Die SPD muss deutlich machen, mit welchen Stärken der Stadt wir in die nächsten 10, 15 Jahre gehen wollen. Mit der Kultur, mit den touristischen Angeboten und der Wissenschaftsförderung. Darüber muss eine wirtschaftliche Entwicklung in Gang gesetzt werden, die Arbeitsplätze schafft.

Das hat Rot-Rot bisher versäumt?

Durchaus nicht. Aber es gab seit 2001 schwerpunktmäßig andere Dinge, die viel Kraft und Zeit gekostet haben.

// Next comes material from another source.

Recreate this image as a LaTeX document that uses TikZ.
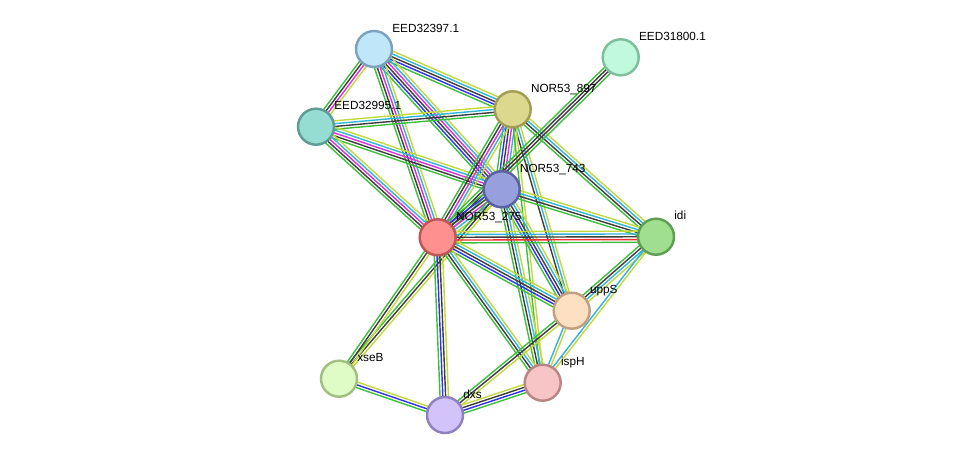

Harte finanzpolitische Entscheidungen muss man eben zu Beginn einer Wahlperiode treffen, sonst schafft man es nicht umzusteuern.

Es fällt auf, dass sich der Regierende Bürgermeister Klaus Wowereit aus den aktuellen Konflikten elegant heraushält.

Es war die alte Krankheit der Berliner SPD, interne Diskussionen regelmäßig in die Öffentlichkeit zu tragen. Das haben wir überwunden. Sie können sicher sein, dass der Regierende Bürgermeister koalitions- und parteiintern sehr deutlich sagt, wo es langgeht.

Das Gespräch führten Gerd Nowakowski und Ulrich Zawatka-Gerlach.